→ **Do this**: Give only the number of lines that hold the word "chart".

---------------

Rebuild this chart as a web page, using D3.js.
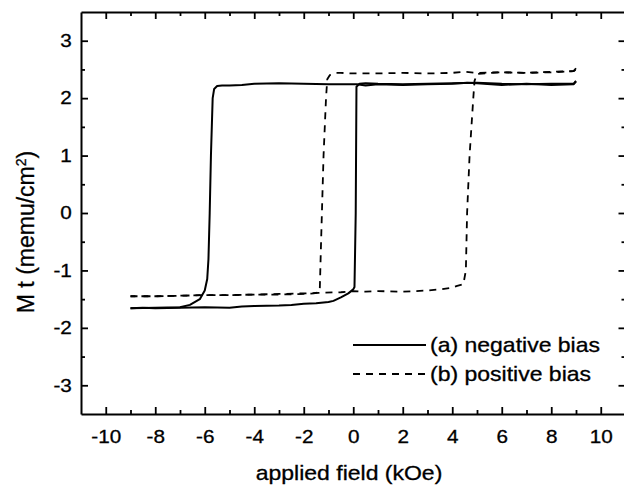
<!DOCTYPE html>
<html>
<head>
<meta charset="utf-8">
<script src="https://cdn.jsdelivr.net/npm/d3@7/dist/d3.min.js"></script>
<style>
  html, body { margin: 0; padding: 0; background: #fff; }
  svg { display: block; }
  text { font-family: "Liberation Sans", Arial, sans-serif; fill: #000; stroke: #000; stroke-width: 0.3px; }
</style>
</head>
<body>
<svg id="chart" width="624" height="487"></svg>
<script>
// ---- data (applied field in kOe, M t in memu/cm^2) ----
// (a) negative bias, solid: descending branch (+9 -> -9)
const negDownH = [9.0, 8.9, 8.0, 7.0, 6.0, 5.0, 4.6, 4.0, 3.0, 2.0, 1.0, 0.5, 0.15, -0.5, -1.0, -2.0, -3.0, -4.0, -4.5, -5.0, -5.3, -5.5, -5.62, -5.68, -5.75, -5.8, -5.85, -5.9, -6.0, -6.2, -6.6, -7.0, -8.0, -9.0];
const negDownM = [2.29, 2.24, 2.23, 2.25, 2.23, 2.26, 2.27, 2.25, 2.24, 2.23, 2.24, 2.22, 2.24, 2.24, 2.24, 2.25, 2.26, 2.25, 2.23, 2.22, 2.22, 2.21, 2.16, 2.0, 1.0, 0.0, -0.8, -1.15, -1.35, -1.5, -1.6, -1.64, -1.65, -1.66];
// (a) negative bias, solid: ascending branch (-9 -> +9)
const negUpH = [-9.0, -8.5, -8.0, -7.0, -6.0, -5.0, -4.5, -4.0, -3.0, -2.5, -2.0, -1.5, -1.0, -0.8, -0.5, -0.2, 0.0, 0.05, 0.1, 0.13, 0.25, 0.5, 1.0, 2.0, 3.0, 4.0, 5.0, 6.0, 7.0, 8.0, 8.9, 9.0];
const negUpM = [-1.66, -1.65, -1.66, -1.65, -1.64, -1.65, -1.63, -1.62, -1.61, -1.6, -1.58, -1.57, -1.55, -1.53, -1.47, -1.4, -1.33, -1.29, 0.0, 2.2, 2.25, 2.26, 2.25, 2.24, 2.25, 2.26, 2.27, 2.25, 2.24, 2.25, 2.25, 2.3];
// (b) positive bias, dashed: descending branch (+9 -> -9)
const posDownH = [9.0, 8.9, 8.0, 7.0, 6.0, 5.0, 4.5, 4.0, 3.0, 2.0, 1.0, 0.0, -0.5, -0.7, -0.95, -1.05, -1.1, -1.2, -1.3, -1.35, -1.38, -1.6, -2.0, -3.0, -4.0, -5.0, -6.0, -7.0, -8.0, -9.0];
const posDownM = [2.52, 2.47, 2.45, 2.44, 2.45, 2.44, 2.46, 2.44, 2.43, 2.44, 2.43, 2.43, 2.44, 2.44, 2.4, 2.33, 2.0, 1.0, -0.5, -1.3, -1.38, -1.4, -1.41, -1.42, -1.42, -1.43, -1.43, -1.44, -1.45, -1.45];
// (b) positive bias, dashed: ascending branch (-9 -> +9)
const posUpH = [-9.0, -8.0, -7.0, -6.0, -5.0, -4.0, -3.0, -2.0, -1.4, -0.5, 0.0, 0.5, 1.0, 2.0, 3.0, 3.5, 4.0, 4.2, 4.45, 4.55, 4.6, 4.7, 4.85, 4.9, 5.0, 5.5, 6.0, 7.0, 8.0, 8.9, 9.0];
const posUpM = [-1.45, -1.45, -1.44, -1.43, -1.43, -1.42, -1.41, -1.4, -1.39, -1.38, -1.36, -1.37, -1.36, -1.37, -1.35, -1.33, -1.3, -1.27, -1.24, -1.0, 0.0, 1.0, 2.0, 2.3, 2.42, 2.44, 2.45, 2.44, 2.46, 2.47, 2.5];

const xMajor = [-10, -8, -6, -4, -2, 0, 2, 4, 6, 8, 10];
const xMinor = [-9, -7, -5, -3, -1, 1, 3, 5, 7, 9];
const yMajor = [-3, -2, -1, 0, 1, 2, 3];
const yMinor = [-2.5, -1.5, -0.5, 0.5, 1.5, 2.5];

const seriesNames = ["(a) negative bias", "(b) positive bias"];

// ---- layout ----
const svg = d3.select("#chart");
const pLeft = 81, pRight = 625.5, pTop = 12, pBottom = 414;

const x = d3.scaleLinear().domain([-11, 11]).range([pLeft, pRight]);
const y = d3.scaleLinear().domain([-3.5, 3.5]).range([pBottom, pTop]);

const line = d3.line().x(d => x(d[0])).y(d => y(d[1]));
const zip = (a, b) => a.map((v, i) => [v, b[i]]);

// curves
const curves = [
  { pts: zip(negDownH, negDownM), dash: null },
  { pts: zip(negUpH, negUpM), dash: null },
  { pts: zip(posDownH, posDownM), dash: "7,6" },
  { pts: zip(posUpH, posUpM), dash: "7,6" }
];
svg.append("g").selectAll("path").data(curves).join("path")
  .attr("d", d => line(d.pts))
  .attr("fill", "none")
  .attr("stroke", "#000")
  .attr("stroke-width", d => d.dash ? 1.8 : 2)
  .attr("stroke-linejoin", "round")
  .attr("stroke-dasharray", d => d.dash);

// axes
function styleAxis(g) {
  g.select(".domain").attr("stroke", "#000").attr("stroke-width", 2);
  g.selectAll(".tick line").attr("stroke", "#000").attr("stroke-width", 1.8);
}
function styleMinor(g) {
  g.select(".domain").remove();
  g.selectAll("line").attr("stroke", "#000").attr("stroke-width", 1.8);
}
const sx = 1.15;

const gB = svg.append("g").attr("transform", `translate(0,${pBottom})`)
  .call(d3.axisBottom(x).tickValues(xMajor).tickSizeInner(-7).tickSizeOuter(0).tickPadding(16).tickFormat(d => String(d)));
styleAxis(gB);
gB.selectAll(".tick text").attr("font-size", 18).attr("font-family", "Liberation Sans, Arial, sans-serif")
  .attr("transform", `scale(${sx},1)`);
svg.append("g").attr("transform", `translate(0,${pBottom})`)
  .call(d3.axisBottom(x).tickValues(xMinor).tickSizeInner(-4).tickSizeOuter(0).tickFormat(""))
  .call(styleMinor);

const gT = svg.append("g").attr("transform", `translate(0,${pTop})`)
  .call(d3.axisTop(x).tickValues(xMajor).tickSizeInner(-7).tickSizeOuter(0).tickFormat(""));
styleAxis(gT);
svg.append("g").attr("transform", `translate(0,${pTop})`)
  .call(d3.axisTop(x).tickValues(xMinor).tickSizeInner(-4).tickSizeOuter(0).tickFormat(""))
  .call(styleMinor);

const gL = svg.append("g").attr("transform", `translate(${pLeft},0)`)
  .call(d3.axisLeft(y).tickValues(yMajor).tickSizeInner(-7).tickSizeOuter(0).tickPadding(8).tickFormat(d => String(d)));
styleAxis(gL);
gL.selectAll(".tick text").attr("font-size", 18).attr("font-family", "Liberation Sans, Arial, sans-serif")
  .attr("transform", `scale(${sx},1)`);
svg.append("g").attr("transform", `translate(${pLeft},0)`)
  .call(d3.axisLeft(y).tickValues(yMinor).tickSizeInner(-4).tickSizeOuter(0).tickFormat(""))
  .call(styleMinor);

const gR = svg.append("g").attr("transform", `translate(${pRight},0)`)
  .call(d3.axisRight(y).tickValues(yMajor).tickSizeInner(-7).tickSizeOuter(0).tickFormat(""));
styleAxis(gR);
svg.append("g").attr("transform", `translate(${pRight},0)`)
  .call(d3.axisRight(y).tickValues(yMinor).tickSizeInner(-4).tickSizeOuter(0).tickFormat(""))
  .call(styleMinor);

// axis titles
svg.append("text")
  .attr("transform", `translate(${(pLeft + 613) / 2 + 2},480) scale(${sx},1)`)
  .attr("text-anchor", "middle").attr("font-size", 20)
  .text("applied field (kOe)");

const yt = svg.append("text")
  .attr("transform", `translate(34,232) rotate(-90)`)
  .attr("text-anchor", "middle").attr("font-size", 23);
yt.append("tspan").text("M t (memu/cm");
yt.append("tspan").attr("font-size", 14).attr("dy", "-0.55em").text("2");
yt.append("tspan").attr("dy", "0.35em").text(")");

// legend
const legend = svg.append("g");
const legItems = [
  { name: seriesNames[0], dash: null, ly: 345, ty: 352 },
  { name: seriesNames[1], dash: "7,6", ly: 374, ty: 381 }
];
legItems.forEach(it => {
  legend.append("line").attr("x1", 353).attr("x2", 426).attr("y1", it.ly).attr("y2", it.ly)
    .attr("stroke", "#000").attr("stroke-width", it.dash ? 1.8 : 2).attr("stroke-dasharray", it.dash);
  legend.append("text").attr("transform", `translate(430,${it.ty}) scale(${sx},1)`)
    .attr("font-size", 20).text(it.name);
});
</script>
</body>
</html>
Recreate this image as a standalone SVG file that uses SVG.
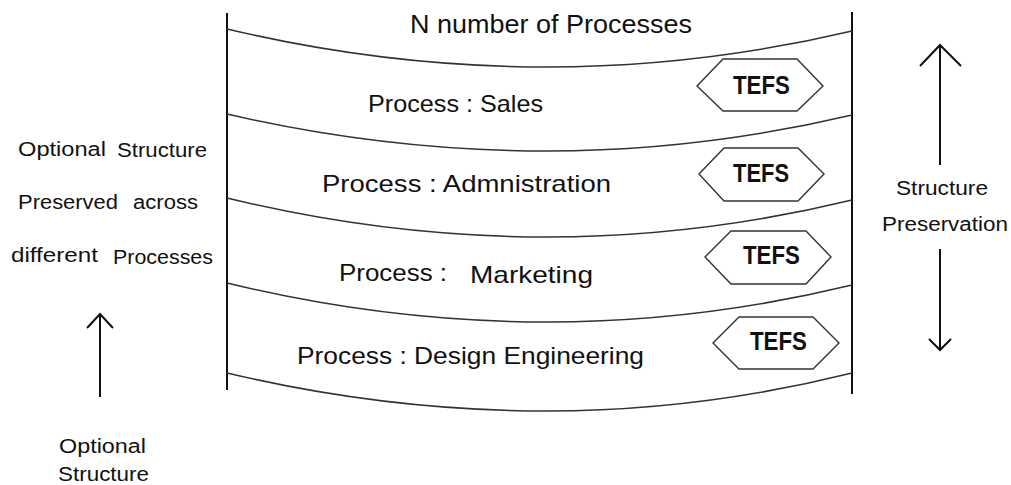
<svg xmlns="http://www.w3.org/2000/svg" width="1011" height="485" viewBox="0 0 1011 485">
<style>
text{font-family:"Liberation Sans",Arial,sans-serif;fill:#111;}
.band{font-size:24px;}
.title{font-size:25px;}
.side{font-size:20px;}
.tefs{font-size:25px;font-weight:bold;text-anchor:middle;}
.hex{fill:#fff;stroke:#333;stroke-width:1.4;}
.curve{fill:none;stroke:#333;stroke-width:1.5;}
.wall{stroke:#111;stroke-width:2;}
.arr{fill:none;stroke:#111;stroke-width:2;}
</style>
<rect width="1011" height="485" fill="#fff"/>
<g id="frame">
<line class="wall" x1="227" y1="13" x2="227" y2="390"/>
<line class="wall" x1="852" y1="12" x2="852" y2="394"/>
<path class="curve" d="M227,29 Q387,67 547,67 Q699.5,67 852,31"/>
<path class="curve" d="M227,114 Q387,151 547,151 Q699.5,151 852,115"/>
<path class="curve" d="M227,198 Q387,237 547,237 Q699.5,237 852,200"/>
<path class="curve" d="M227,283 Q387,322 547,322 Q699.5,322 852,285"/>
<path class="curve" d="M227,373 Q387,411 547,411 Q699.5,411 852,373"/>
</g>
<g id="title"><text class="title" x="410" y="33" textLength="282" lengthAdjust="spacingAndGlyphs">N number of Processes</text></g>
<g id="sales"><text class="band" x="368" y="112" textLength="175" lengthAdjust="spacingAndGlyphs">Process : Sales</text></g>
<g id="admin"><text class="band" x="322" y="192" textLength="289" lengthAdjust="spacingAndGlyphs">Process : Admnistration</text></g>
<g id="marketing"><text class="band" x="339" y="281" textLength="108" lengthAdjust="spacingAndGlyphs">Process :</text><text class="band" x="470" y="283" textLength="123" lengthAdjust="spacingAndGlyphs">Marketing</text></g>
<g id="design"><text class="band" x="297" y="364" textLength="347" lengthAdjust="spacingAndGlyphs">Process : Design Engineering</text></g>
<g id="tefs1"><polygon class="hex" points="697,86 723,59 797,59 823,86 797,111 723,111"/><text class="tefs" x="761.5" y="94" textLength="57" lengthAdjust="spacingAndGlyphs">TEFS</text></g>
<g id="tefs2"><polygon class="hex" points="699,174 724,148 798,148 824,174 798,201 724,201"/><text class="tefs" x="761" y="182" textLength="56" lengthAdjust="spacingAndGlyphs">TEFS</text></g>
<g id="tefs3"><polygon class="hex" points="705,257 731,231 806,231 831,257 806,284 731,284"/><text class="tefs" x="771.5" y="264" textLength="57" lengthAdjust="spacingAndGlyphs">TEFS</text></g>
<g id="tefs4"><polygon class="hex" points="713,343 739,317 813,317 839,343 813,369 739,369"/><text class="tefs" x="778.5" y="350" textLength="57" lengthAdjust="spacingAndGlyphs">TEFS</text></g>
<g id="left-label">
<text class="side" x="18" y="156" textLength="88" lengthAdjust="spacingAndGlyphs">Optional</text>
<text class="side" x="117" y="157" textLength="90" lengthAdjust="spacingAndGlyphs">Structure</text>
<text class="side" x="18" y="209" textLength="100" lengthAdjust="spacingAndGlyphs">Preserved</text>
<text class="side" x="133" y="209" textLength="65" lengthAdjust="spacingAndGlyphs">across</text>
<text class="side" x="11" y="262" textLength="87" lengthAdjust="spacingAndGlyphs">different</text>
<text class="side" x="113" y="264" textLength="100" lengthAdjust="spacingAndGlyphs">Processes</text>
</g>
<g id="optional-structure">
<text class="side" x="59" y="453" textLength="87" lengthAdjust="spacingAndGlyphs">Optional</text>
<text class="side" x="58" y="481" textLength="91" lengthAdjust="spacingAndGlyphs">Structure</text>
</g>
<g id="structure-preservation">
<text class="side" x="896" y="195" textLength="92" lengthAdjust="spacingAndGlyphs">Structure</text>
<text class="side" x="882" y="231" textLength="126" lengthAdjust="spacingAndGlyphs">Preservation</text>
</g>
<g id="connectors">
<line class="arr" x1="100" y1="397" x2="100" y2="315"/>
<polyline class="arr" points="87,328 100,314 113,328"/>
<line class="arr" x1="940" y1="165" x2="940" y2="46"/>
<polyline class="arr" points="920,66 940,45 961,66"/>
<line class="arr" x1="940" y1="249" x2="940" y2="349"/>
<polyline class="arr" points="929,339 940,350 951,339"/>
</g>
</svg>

---------------

→ **Full solution**: 3